Interactive Garment Recommendation with User in the Loop

TL;DR

The paper tackles interactive garment recommendation when no prior user data is available. It introduces a reinforcement-learning agent that maintains a state and uses a policy to select bottom garments for a given top, updating the state with feedback-weighted item features; training relies on a GP-BPR proxy to simulate user responses. Key contributions include the first multi-turn interactive fashion recommendation framework, integration of a GP-BPR proxy for training, and empirical validation on the IQON3000 dataset showing improved personalization and the critical role of exploration. The work demonstrates the feasibility of on-the-fly user profiling and iterative refinement using implicit feedback, with potential deployment in both store-based and online settings.

Abstract

Recommending fashion items often leverages rich user profiles and makes targeted suggestions based on past history and previous purchases. In this paper, we work under the assumption that no prior knowledge is given about a user. We propose to build a user profile on the fly by integrating user reactions as we recommend complementary items to compose an outfit. We present a reinforcement learning agent capable of suggesting appropriate garments and ingesting user feedback so to improve its recommendations and maximize user satisfaction. To train such a model, we resort to a proxy model to be able to simulate having user feedback in the training loop. We experiment on the IQON3000 fashion dataset and we find that a reinforcement learning-based agent becomes capable of improving its recommendations by taking into account personal preferences. Furthermore, such task demonstrated to be hard for non-reinforcement models, that cannot exploit exploration during training.
Paper Structure (16 sections, 5 equations, 10 figures, 3 tables, 1 algorithm)
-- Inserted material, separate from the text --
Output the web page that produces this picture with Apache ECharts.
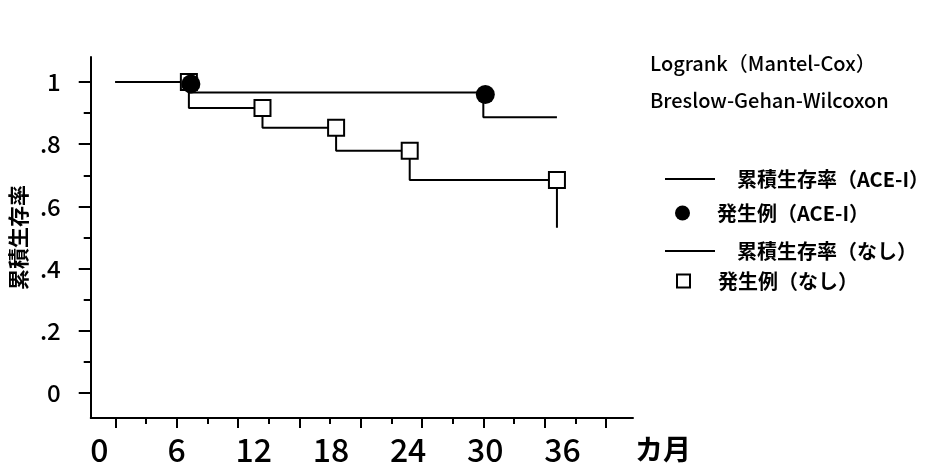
<!DOCTYPE html>
<html>
<head>
<meta charset="utf-8">
<script src="https://cdn.jsdelivr.net/npm/echarts@6/dist/echarts.min.js"></script>
<style>
  html, body { margin: 0; padding: 0; background: #fff; }
  #chart { width: 940px; height: 467px; }
</style>
</head>
<body>
<div id="chart"></div>
<script>
// Kaplan-Meier cumulative survival, step points (months, survival)
const aceMonths = [0, 6, 30, 36];
const aceSurvival = [1, 0.966, 0.886, 0.886];
const noneMonths = [0, 6, 12, 18, 24, 36];
const noneSurvival = [1, 0.916, 0.853, 0.779, 0.685, 0.531];

// Events, marked at the survival level just before each drop
const aceEventMonths = [6, 30];
const aceEventSurvival = [1, 0.966];
const noneEventMonths = [6, 12, 18, 24, 36];
const noneEventSurvival = [1, 0.916, 0.853, 0.779, 0.685];

const seriesNames = ['累積生存率（ACE-I）', '発生例（ACE-I）', '累積生存率（なし）', '発生例（なし）'];
const testNames = ['Logrank（Mantel-Cox）', 'Breslow-Gehan-Wilcoxon'];

// Axis ticks and labels
const yTicks = [0, 0.2, 0.4, 0.6, 0.8, 1];
const yTickLabels = ['0', '.2', '.4', '.6', '.8', '1'];
const yMinorTicks = [0.1, 0.3, 0.5, 0.7, 0.9];
const xMajorTicks = [0, 5, 10, 15, 20, 25, 30, 35, 40];
const xMinorTicks = [2.5, 7.5, 12.5, 17.5, 22.5, 27.5, 32.5, 37.5];
const xLabelMonths = [0, 6, 12, 18, 24, 30, 36];
const yTitle = '累積生存率';
const xUnit = 'カ月';

const FONT = '"Noto Sans CJK JP", "Noto Sans", sans-serif';
const INK = '#000';

function pairs(xs, ys) { return xs.map((x, i) => [x, ys[i]]); }
function yLabel(v) {
  const i = yTicks.findIndex(t => Math.abs(t - v) < 1e-9);
  return i >= 0 ? yTickLabels[i] : '';
}

const chart = echarts.init(document.getElementById('chart'), null, { renderer: 'canvas' });

const baseX = { type: 'value', min: -2, max: 42.2, position: 'bottom', splitLine: { show: false } };
const baseY = { type: 'value', min: -0.08, max: 1.08, position: 'left', splitLine: { show: false } };
const legendText = { fontFamily: FONT, fontSize: 20, fontWeight: 'bold', color: INK };

chart.setOption({
  backgroundColor: '#fff',
  animation: false,
  textStyle: { fontFamily: FONT, color: INK },
  title: {
    text: testNames.join('\n'),
    left: 645, top: 40,
    textStyle: { fontFamily: FONT, fontSize: 20, fontWeight: 500, lineHeight: 37, color: INK }
  },
  legend: [
    { data: [seriesNames[0]], left: 660, top: 164, icon: 'rect', itemWidth: 50, itemHeight: 2,
      textStyle: Object.assign({ padding: [0, 0, 0, 17] }, legendText) },
    { data: [seriesNames[1]], left: 670, top: 198, icon: 'circle', itemWidth: 15, itemHeight: 15,
      itemStyle: { color: INK, opacity: 1 },
      textStyle: Object.assign({ padding: [0, 0, 0, 22] }, legendText) },
    { data: [seriesNames[2]], left: 660, top: 236, icon: 'rect', itemWidth: 50, itemHeight: 2,
      textStyle: Object.assign({ padding: [0, 0, 0, 17] }, legendText) },
    { data: [seriesNames[3]], left: 671, top: 266, icon: 'rect', itemWidth: 13, itemHeight: 13,
      itemStyle: { color: '#fff', borderColor: INK, borderWidth: 2, opacity: 1 },
      textStyle: Object.assign({ padding: [0, 0, 0, 23] }, legendText) }
  ],
  grid: { left: 88, top: 57, right: 307, bottom: 49, containLabel: false },
  xAxis: [
    Object.assign({}, baseX, {
      axisLine: { show: true, onZero: false, lineStyle: { color: INK, width: 2 } },
      axisTick: { show: true, customValues: xMajorTicks, length: 10, lineStyle: { color: INK, width: 2 } },
      axisLabel: { show: false }
    }),
    Object.assign({}, baseX, {
      axisLine: { show: false, onZero: false },
      axisTick: { show: true, customValues: xMinorTicks, length: 6, lineStyle: { color: INK, width: 2 } },
      axisLabel: { show: false }
    }),
    {
      type: 'value', min: -0.67, max: 41.48, position: 'bottom', splitLine: { show: false },
      axisLine: { show: false, onZero: false },
      axisTick: { show: false },
      axisLabel: { show: true, customValues: xLabelMonths, margin: 16, fontSize: 32, fontWeight: 500,
                   fontFamily: FONT, color: INK },
      name: xUnit, nameLocation: 'end', nameGap: 2,
      nameTextStyle: { fontFamily: FONT, fontSize: 28, fontWeight: 'bold', color: INK,
                       align: 'left', verticalAlign: 'top', padding: [17, 0, 0, 0] }
    }
  ],
  yAxis: [
    Object.assign({}, baseY, {
      axisLine: { show: true, onZero: false, lineStyle: { color: INK, width: 2 } },
      axisTick: { show: true, customValues: yTicks, length: 12, lineStyle: { color: INK, width: 2 } },
      axisLabel: { show: true, customValues: yTicks, formatter: yLabel, margin: 30,
                   fontSize: 24, fontWeight: 500, fontFamily: FONT, color: INK },
      name: yTitle, nameLocation: 'middle', nameRotate: 90, nameGap: 56,
      nameTextStyle: { fontFamily: FONT, fontSize: 21, fontWeight: 'bold', color: INK }
    }),
    Object.assign({}, baseY, {
      axisLine: { show: false, onZero: false },
      axisTick: { show: true, customValues: yMinorTicks, length: 7, lineStyle: { color: INK, width: 2 } },
      axisLabel: { show: false }
    })
  ],
  series: [
    {
      name: seriesNames[0], type: 'line', step: 'end', xAxisIndex: 0, yAxisIndex: 0,
      data: pairs(aceMonths, aceSurvival), symbol: 'none',
      lineStyle: { color: INK, width: 2 }, itemStyle: { color: INK }, z: 2
    },
    {
      name: seriesNames[2], type: 'line', step: 'end', xAxisIndex: 0, yAxisIndex: 0,
      data: pairs(noneMonths, noneSurvival), symbol: 'none',
      lineStyle: { color: INK, width: 2 }, itemStyle: { color: INK }, z: 2
    },
    {
      name: seriesNames[3], type: 'scatter', xAxisIndex: 0, yAxisIndex: 0,
      data: pairs(noneEventMonths, noneEventSurvival), symbol: 'rect', symbolSize: 16,
      itemStyle: { color: '#fff', borderColor: INK, borderWidth: 2, opacity: 1 }, z: 3
    },
    {
      name: seriesNames[1], type: 'scatter', xAxisIndex: 0, yAxisIndex: 0,
      data: pairs(aceEventMonths, aceEventSurvival), symbol: 'circle', symbolSize: 19,
      symbolOffset: [2, 2], itemStyle: { color: INK, opacity: 1 }, z: 4
    }
  ]
});
</script>
</body>
</html>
This paper contains 16 sections, 5 equations, 10 figures, 3 tables, 1 algorithm.

Figures (10)

  • Figure 1: Compatible outfit recommendation through iterative feedback. The user presents a top garment to the system, which generates a recommendation, namely a bottom garment to be paired with the top. The user then provides feedback rating, according to personal preferences towards the generated outfit. The recommendation system integrates such feedback and proposes a new bottom to the user, attempting to maximize the feedback. The system does not have any prior knowledge about the user.
  • Figure 2: Overview of the proposed approach. The system is initialized with the visual feature of the top garment presented by the user. The reinforcement learning agent, based on its policy, proposes an initial recommendation. The user then provides a feedback score, which is used to update the internal state of the agent. Based on such updated state, the agent proposes a new bottom, attempting to maximize the feedback score at every iteration. The Q-Function $Q$ selects the best action among the action space $A$. The function is approximated with a three-layer feedforward neural network, that projects the internal state of the agent into a distribution over all possible actions. The best action (i.e. the most compatible bottom) is selected by taking the most likely one according to the estimated likelihood.
  • Figure 3: We used K-means to group similar bottom garments before performing recommendations. These are two examples of clusters obtained from clustering images in the IQON3000 dataset. TO perform recommendation the model recommends a whole cluster by suggesting the garment that is closest to the centroid of the cluster.
  • Figure 4: Unnormalized score distribution of GP-BPR on the validation set of IQON. We perform a min-max normalization to bound scores in [0, 1].
  • Figure 5: Average GP-BPR scores obtained by the recommendation system at different iterations. At first, the system suggests a garment without knowing any prior information about the user. Therefore, such a recommendation cannot take into account personal preferences. As the user starts providing feedback, the model is able to suggest on average a better item to complement the given top for the given user.